# [Entries shown]

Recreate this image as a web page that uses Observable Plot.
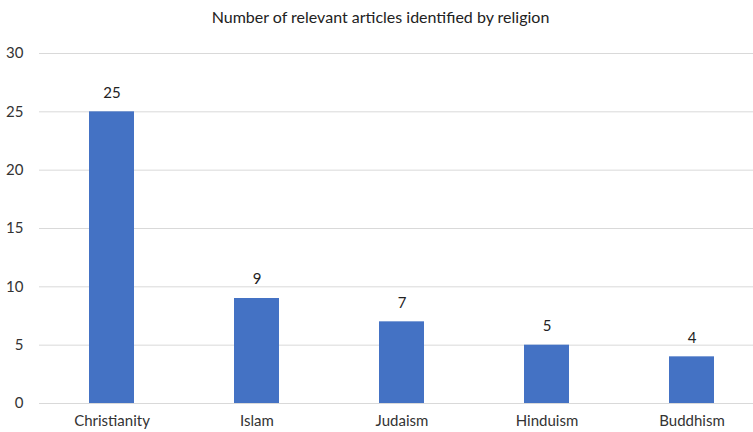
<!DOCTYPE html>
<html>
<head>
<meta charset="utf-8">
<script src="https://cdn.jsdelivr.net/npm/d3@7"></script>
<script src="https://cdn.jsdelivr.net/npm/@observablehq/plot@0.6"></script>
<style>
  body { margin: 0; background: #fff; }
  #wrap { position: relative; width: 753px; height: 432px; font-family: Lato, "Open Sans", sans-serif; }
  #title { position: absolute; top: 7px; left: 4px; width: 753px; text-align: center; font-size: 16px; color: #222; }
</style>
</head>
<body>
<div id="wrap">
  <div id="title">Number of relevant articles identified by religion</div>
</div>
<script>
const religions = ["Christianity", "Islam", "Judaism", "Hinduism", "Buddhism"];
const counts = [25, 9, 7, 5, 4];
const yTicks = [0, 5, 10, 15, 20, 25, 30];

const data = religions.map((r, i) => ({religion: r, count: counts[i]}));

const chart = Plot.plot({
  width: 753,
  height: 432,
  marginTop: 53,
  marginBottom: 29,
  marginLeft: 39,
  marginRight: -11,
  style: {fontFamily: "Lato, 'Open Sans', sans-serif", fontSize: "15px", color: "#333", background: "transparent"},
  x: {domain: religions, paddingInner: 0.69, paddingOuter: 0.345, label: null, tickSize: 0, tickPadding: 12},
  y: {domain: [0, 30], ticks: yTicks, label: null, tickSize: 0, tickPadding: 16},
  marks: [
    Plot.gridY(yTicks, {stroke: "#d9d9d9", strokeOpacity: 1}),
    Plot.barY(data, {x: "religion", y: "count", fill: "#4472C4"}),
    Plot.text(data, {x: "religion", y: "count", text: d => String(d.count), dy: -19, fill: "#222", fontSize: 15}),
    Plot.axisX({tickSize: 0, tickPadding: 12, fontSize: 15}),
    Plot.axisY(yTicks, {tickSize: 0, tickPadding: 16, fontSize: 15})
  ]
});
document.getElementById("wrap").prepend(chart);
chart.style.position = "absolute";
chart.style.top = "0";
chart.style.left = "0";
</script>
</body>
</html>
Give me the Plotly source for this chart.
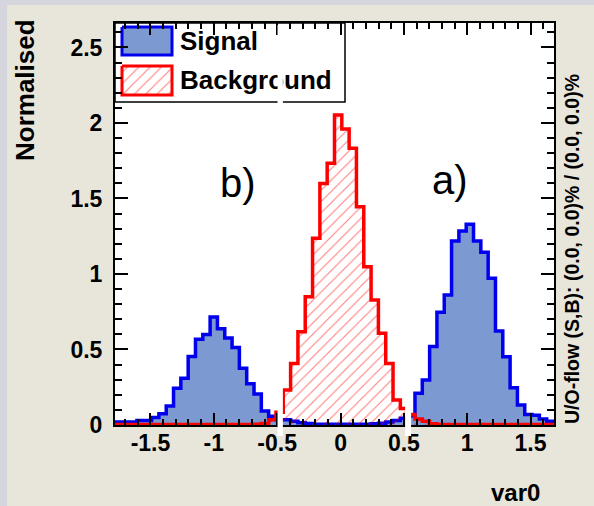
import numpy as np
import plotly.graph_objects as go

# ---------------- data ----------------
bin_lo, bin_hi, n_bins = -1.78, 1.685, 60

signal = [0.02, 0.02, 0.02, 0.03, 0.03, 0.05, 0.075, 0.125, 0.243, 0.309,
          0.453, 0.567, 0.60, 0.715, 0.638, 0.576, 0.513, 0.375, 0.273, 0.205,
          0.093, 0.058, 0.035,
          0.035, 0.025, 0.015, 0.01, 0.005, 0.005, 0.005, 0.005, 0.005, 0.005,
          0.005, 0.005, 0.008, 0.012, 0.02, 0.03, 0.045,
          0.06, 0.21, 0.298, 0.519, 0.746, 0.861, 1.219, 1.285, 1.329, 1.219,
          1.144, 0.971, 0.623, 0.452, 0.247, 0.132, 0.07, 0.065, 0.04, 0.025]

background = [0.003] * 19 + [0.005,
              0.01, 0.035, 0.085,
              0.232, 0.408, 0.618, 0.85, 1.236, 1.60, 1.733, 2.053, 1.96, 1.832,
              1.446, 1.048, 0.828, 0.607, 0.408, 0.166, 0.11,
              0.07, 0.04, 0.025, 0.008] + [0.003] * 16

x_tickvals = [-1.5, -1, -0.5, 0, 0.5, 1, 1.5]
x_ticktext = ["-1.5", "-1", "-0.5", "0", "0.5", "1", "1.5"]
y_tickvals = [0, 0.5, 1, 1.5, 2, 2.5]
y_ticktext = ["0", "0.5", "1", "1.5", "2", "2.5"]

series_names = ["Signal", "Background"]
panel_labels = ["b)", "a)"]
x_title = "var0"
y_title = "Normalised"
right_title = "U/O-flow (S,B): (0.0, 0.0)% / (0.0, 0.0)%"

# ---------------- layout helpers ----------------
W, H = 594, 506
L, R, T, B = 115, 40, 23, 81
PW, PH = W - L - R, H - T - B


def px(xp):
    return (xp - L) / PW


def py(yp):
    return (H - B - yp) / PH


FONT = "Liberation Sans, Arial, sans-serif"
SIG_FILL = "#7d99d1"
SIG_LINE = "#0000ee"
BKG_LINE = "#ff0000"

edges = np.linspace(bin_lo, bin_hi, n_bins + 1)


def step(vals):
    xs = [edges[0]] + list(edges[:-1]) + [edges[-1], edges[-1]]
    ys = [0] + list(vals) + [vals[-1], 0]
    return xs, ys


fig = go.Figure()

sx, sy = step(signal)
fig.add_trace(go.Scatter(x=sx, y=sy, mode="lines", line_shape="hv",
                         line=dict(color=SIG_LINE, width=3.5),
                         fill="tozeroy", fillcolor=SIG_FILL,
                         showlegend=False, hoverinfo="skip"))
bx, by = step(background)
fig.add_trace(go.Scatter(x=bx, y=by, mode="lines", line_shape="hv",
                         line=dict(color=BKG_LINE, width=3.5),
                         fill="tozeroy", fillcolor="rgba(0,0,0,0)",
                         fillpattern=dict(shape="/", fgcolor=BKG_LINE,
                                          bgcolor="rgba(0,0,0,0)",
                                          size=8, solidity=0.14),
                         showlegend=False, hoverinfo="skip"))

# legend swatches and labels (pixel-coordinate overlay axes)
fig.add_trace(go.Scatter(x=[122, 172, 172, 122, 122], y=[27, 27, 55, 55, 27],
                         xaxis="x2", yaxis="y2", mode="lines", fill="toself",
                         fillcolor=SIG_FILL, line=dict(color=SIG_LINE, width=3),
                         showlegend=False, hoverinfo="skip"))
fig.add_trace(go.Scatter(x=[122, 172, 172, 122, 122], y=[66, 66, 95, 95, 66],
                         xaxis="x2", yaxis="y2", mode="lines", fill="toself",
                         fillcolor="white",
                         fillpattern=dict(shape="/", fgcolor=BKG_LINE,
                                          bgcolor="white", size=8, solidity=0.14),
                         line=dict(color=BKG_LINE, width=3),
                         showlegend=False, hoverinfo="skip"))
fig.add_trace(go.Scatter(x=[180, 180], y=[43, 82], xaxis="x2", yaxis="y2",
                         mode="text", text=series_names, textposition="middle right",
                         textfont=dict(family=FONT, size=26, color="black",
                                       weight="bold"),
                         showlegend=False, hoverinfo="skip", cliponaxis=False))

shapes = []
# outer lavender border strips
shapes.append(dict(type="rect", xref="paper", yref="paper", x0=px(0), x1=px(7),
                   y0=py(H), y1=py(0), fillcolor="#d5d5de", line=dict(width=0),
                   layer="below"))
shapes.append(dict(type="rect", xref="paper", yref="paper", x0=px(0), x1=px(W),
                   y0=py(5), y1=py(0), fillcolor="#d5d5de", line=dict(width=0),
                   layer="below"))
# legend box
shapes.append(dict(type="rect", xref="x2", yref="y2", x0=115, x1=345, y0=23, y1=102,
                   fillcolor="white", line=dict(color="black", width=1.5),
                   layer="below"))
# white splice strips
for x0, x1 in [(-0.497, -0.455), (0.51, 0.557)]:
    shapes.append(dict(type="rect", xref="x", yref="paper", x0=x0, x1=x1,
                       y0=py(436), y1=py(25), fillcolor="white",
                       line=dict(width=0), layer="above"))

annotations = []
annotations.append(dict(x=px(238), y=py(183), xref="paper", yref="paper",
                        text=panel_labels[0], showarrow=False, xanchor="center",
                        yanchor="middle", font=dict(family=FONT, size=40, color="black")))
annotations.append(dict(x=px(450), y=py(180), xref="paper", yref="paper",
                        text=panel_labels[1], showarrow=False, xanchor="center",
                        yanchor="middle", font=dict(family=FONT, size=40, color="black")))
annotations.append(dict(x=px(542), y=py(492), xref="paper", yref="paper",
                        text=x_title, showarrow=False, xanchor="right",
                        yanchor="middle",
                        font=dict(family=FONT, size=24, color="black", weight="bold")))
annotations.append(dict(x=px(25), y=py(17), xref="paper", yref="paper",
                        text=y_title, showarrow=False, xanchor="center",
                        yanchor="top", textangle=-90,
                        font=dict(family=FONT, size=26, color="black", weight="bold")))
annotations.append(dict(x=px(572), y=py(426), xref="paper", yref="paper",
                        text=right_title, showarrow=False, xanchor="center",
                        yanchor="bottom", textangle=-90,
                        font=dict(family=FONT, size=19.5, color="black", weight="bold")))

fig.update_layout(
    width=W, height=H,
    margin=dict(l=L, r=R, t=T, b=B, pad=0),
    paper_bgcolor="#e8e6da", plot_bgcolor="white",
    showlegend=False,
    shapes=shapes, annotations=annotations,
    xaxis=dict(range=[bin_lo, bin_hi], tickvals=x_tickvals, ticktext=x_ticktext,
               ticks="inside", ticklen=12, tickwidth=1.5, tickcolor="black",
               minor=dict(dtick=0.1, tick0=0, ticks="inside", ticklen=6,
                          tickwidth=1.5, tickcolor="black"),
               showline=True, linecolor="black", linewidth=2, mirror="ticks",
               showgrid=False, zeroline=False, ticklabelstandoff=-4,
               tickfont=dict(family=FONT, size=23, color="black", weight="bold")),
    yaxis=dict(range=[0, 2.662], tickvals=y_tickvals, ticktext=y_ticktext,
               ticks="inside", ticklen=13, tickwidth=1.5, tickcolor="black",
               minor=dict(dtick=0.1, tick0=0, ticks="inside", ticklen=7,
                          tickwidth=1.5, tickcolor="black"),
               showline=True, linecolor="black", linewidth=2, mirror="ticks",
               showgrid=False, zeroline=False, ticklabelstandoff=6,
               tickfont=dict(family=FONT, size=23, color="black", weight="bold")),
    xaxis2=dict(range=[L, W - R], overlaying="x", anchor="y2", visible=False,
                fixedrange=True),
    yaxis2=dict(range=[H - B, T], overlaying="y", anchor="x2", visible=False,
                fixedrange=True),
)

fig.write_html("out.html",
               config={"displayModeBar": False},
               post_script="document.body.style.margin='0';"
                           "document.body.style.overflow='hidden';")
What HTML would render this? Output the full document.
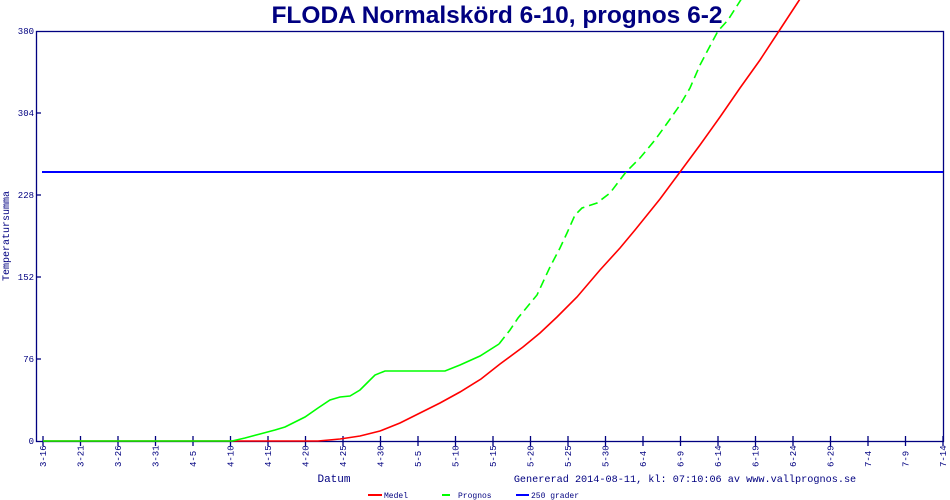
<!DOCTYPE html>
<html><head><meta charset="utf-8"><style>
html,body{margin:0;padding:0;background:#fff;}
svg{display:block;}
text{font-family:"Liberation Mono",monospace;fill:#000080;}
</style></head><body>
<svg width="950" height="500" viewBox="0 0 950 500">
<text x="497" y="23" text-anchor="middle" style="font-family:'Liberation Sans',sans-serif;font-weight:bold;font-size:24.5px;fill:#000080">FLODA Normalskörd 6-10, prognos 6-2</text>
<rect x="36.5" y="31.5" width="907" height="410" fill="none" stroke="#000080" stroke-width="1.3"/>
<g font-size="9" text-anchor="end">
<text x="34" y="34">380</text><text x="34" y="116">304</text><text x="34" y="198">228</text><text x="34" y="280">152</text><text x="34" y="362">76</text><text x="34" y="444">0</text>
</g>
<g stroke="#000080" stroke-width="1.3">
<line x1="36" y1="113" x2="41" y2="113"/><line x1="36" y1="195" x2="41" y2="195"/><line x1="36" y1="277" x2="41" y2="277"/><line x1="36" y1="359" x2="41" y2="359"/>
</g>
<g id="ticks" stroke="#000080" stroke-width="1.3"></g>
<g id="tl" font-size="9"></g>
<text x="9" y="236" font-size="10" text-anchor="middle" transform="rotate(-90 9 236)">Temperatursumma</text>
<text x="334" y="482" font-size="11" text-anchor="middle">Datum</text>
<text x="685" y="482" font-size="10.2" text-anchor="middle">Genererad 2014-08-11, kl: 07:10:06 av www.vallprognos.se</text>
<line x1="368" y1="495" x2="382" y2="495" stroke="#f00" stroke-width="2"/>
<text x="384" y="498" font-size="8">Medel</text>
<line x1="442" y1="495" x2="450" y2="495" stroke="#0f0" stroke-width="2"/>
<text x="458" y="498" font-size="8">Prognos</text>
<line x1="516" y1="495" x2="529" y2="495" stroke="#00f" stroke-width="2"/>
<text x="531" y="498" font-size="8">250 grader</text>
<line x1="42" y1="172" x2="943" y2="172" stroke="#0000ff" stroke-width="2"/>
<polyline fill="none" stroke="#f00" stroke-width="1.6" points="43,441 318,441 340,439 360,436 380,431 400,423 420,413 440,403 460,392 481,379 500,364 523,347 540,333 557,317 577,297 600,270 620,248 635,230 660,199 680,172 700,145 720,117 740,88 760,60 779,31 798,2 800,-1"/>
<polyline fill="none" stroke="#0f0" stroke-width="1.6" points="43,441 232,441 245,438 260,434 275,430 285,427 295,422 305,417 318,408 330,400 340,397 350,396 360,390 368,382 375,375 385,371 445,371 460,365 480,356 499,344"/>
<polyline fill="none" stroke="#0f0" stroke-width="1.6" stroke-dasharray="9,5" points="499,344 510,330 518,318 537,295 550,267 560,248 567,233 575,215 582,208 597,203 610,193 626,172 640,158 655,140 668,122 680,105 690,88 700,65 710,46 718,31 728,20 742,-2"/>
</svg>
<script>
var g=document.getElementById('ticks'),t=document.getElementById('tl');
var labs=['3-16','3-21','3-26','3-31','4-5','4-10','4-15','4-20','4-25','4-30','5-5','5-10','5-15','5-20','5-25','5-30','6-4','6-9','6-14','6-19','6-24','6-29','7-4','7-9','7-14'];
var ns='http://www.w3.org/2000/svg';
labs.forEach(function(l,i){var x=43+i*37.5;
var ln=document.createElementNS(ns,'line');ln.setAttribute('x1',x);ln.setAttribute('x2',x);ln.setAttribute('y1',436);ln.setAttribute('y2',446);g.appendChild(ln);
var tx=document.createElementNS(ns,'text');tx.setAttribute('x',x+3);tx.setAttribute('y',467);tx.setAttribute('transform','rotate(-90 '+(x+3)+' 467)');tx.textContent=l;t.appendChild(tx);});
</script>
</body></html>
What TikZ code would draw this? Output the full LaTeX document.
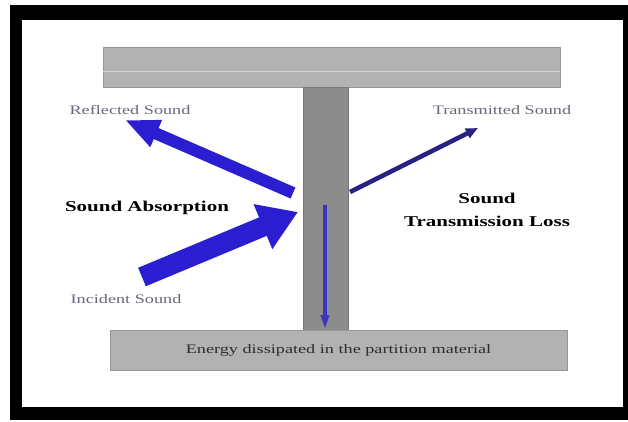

# [What the task requires]
Keep the pictures out, and extract only the lines that begin at the one containing "Give me the Plotly source for this chart." and end at the one containing "bin_lo, bin_hi, n_bins = -1.78, 1.685, 60", inclusive.

# [Task response]
Give me the Plotly source for this chart.
import numpy as np
import plotly.graph_objects as go

# ---------------- data ----------------
bin_lo, bin_hi, n_bins = -1.78, 1.685, 60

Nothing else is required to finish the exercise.